The report, published by the private Guttmacher Institute in New York, challenges the thinking behind government-funded programs that rely primarily on abstinence-only teachings. The study, released Tuesday, appears in the new issue of Public Health Reports.
"This is reality-check research," said the study's author, Lawrence Finer in the report. "Premarital sex is normal behavior for the vast majority of Americans, and has been for decades."
This isn't the only reality-check piece of research about sex and sexual behavior to surface in recent weeks. A recent study published in the American Journal of Public Health says improved contraception, not abstinence, is responsible for a drop in teen pregnancies.
Teen pregnancy rates have been dropping in the United States since the early 1990s, because the teens who do have sex are having safer sex, according to the new AJPH study.
The latest Guttmacher study uses data from interviews with more than 38,000 people -- 33,000 women -- in 1982, 1988, 1995 and 2002 that were collected for the federal National Survey of Family Growth. The survey examined sexual behavior before marriage, and how it has changed over time.
By age 44, 99 percent of respondents have had sex, and 95 percent have had sex before marriage. Even among those who had abstained from sex until age 20, 81 percent have had premarital sex by age 44.
The likelihood of premarital sex among Americans hasn't changed since the 1950s, said Finer. But singles are sexually active for longer periods of time than they once were before marriage, because people now wait longer to get married.

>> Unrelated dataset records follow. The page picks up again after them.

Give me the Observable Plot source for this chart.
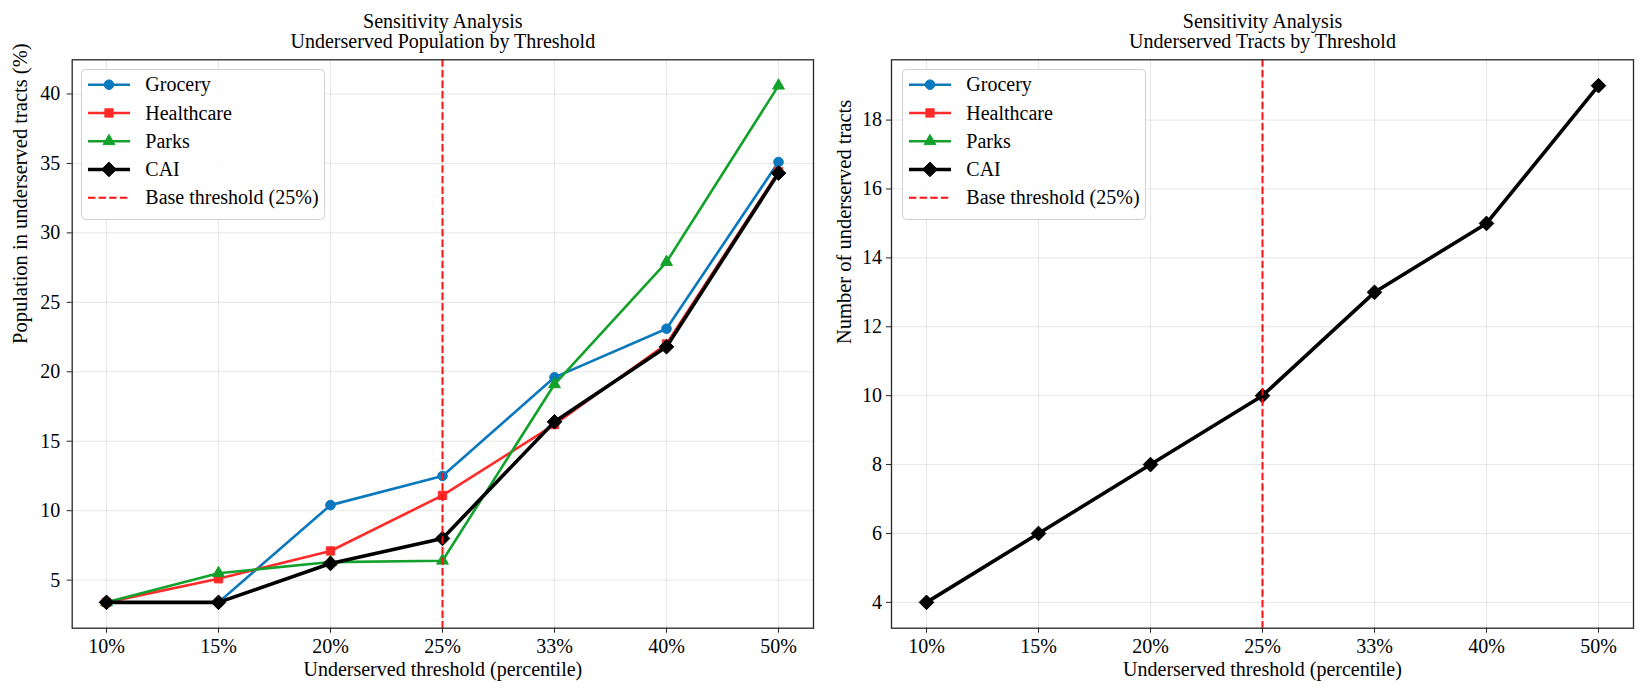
<!DOCTYPE html>
<html>
<head>
<meta charset="utf-8">
<script src="https://cdn.jsdelivr.net/npm/d3@7"></script>
<script src="https://cdn.jsdelivr.net/npm/@observablehq/plot@0.6"></script>
<style>
  html, body { margin: 0; padding: 0; background: #fff; }
  #wrap { position: relative; width: 1646px; height: 695px; overflow: hidden;
          font-family: "Liberation Serif", "Times New Roman", "DejaVu Serif", serif; }
  .panel { position: absolute; top: 0; }
  .panel text { font-family: "Liberation Serif", "Times New Roman", serif !important; font-variant: normal !important; }
  .legend { position: absolute; }
</style>
</head>
<body>
<div id="wrap"></div>
<script>
// ---------------- data ----------------
const thresholds = ["10%", "15%", "20%", "25%", "33%", "40%", "50%"];
const groceryPop    = [3.4, 3.4, 10.4, 12.5, 19.6, 23.1, 35.1];
const healthcarePop = [3.4, 5.1, 7.1, 11.1, 16.2, 22.0, 34.4];
const parksPop      = [3.4, 5.5, 6.3, 6.4, 19.1, 27.9, 40.6];
const caiPop        = [3.4, 3.4, 6.2, 8.0, 16.4, 21.8, 34.3];
const caiTracts     = [4, 6, 8, 10, 13, 15, 19];
const baseThreshold = "25%";
const popTicks    = [5, 10, 15, 20, 25, 30, 35, 40];
const tractTicks  = [4, 6, 8, 10, 12, 14, 16, 18];
const seriesNames = ["Grocery", "Healthcare", "Parks", "CAI"];
const baseLabel   = "Base threshold (25%)";

// ---------------- styles ----------------
const FONT = '"Liberation Serif", "Times New Roman", serif';
const style = {
  Grocery:    {color: "#0a78bd", symbol: "circle",   r: 4.8, width: 2.6},
  Healthcare: {color: "#ff2b2b", symbol: "square",   r: 4.7, width: 2.6},
  Parks:      {color: "#12a22b", symbol: "triangle", r: 4.4, width: 2.6},
  CAI:        {color: "#000000", symbol: "diamond2", r: 6.6, width: 3.6}
};
const d3Symbols = {circle: d3.symbolCircle, square: d3.symbolSquare, triangle: d3.symbolTriangle, diamond2: d3.symbolDiamond2};

function rows(name, values) {
  return thresholds.map((t, i) => ({series: name, threshold: t, value: values[i]}));
}
function padDomain(vals) {
  const [lo, hi] = d3.extent(vals);
  const m = (hi - lo) * 0.05;
  return [lo - m, hi + m];
}

function makePanel({series, yTicks, yLabel, title, left, marginLeft, marginRight, yTickPadding, yLabelDx}) {
  const allVals = series.flatMap(s => s.rows.map(d => d.value));
  const marks = [
    Plot.gridX(thresholds, {stroke: "#b0b0b0", strokeOpacity: 0.32, strokeWidth: 1}),
    Plot.gridY(yTicks, {stroke: "#b0b0b0", strokeOpacity: 0.32, strokeWidth: 1}),
    Plot.axisX({tickSize: 5, tickPadding: 5.5, label: null, fontSize: 20, fontFamily: FONT, fontVariant: "normal", stroke: "#222"}),
    Plot.axisY(yTicks, {tickSize: 5, tickPadding: yTickPadding, label: null, fontSize: 20, fontFamily: FONT, fontVariant: "normal", stroke: "#222"})
  ];
  for (const s of series) {
    const st = style[s.name];
    marks.push(Plot.line(s.rows, {x: "threshold", y: "value", stroke: st.color, strokeWidth: st.width}));
    marks.push(Plot.dot(s.rows, {x: "threshold", y: "value", symbol: st.symbol, r: st.r, fill: st.color, stroke: st.color, strokeWidth: 1}));
  }
  marks.push(Plot.ruleX([baseThreshold], {stroke: "#ff1010", strokeWidth: 2, strokeDasharray: "7.4,3.2"}));
  marks.push(Plot.frame({stroke: "#262626", strokeWidth: 1.3}));
  marks.push(Plot.text([title], {text: d => d, frameAnchor: "top", dy: -11.6, lineAnchor: "bottom", lineHeight: 1.02, fontSize: 20, fontFamily: FONT, fill: "#000"}));
  marks.push(Plot.text(["Underserved threshold (percentile)"], {text: d => d, frameAnchor: "bottom", dy: 41, lineAnchor: "middle", fontSize: 20, fontFamily: FONT, fill: "#000"}));
  marks.push(Plot.text([yLabel], {text: d => d, frameAnchor: "left", dx: yLabelDx, rotate: -90, lineAnchor: "middle", fontSize: 20.5, fontFamily: FONT, fill: "#000"}));

  const chart = Plot.plot({
    width: 823, height: 695,
    marginLeft, marginRight, marginTop: 59.3, marginBottom: 67.3,
    style: {fontFamily: FONT, fontSize: "20px", color: "#000", background: "transparent", overflow: "visible"},
    x: {type: "point", domain: thresholds, padding: 0.3, label: null},
    y: {domain: padDomain(allVals), label: null},
    marks
  });
  chart.classList.add("panel");
  chart.style.left = left + "px";
  return chart;
}

function makeLegend(left, top) {
  const W = 244, H = 151;
  const svg = d3.create("svg").attr("class", "legend").attr("width", W).attr("height", H)
    .style("left", left + "px").style("top", top + "px").style("font-family", FONT);
  svg.append("rect").attr("x", 0.5).attr("y", 0.5).attr("width", W - 1).attr("height", H - 1)
    .attr("rx", 4).attr("fill", "#fff").attr("fill-opacity", 0.85).attr("stroke", "#d0d0d0").attr("stroke-width", 1);
  const entries = [...seriesNames, baseLabel];
  entries.forEach((name, i) => {
    const cy = 15.7 + i * 28.25;
    const g = svg.append("g");
    if (name === baseLabel) {
      g.append("line").attr("x1", 7).attr("x2", 49).attr("y1", cy).attr("y2", cy)
        .attr("stroke", "#ff1010").attr("stroke-width", 2).attr("stroke-dasharray", "7.4,3.2");
    } else {
      const st = style[name];
      g.append("line").attr("x1", 7).attr("x2", 49).attr("y1", cy).attr("y2", cy)
        .attr("stroke", st.color).attr("stroke-width", st.width);
      g.append("path").attr("transform", `translate(28,${cy})`)
        .attr("d", d3.symbol(d3Symbols[st.symbol], Math.PI * st.r * st.r)())
        .attr("fill", st.color).attr("stroke", st.color).attr("stroke-width", 1);
    }
    g.append("text").attr("x", 64.3).attr("y", cy).attr("dy", "0.33em")
      .attr("font-size", 20).attr("fill", "#000").text(name);
  });
  return svg.node();
}

const wrap = document.getElementById("wrap");

wrap.appendChild(makePanel({
  series: [
    {name: "Grocery", rows: rows("Grocery", groceryPop)},
    {name: "Healthcare", rows: rows("Healthcare", healthcarePop)},
    {name: "Parks", rows: rows("Parks", parksPop)},
    {name: "CAI", rows: rows("CAI", caiPop)}
  ],
  yTicks: popTicks,
  yLabel: "Population in underserved tracts (%)",
  title: "Sensitivity Analysis\nUnderserved Population by Threshold",
  left: 0, marginLeft: 71.7, marginRight: 10, yTickPadding: 7, yLabelDx: -51.7
}));

wrap.appendChild(makePanel({
  series: [{name: "CAI", rows: rows("CAI", caiTracts)}],
  yTicks: tractTicks,
  yLabel: "Number of underserved tracts",
  title: "Sensitivity Analysis\nUnderserved Tracts by Threshold",
  left: 823, marginLeft: 68, marginRight: 13, yTickPadding: 4.5, yLabelDx: -47.5
}));

wrap.appendChild(makeLegend(80.7, 69.3));
wrap.appendChild(makeLegend(901.5, 69.3));
</script>
</body>
</html>
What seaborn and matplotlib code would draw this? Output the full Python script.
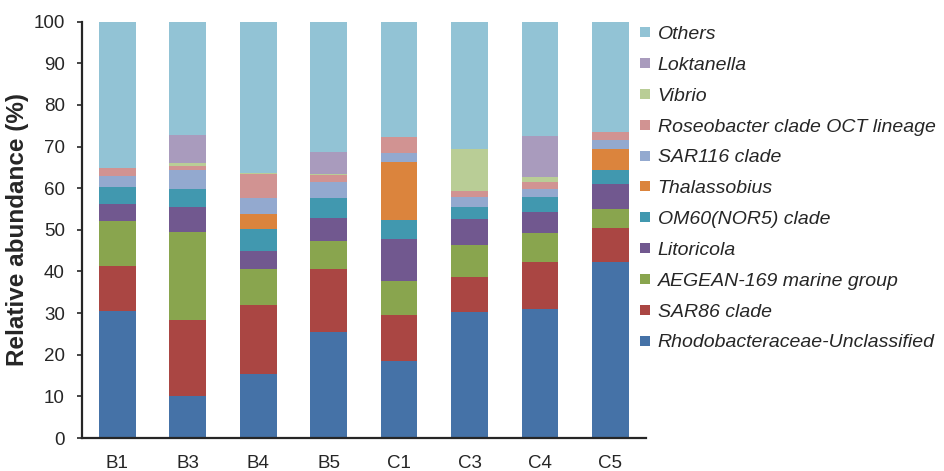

"The data clearly show that the majority of older teens and adults have already had sex before marriage, which calls into question the federal government's funding of abstinence-until-marriage programs for 12- to 29-year-olds," Finer said.Currently, the U.S. government supports only abstinence-only education for teens. The Department of Health and Human Services' $50 million abstinence education program recommends that those between the ages of 12 and 29 be exposed to programs that support decisions to delay sexual activity until marriage.